では準拠法は?日本の「法の適用に関する通則法」やEUの「ローマI規則」に当たるのが「渉外民事法律適用法」です。最近、大改正が行われ、本年5月に公布されましたが、施行は1年後とのこと。検討会では、現行法に基づいて分析していただきました。同法によれば、準拠法についても合意は有効ですが、合意がない場合、「当事者の国籍が異なる時には行為地(契約締結地)」「行為地が異なるときは申込通知を発した地」「相手方が承諾時において申込通知を発した地を知らないときは申込者の住所地」と、ややこしい規定になっています。結局、電子商取引の場合はどうなるの??と考えると、どちらにも解釈できて、よくわからない・・・現時点では、参照できる裁判例も見当たりません。EUと違って、台湾では、「サーバ所在地」という概念が、準拠法の判断に若干の影響を与えそうですね。

という訳で、きちんと合意していなかった場合は、買主の訴え提起を受け、台湾の裁判所で、台湾法に基づいて裁判が行われる可能性が否定できません(注:台湾はウィーン動産売買条約に加盟していないので、同条約の適用はありません)。となると、台湾の法律の中身が問題になってきます。つまり、契約の成立について、台湾の民法がどのように規定されているかを見る必要があります。

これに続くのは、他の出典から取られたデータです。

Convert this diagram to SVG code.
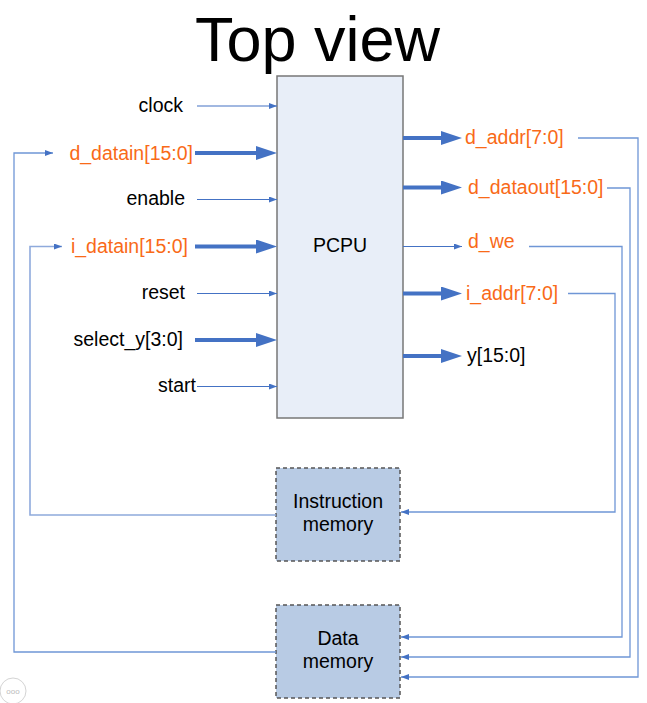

本事案では、オーダー品をウェブで販売しています。これは日本法と同様(売主になる側が承諾しないこともあり得るので)、「申込の誘引」とみなされるでしょう。買おうとする側(台湾企業)からの注文が「申込」、本邦事業者は、それに対して「承諾の通知」をします。台湾の民法では、ネットで完結する取引は「非対話者取引」と分類され、意思表示は「到達主義」が採られています。本事案では、台湾の企業あてに発信した「承諾の通知」の到達が確認されているので、売買契約は成立しています。「注文キャンセル」の連絡は、申込の意思表示の撤回とは認められず、本邦事業者は契約成立を主張することができると考えられます。

この事案では、ほぼ、日本法と同じストーリー展開でした。めでたしめでたし(もちろん、もっと応用編になった場合はわかりません)。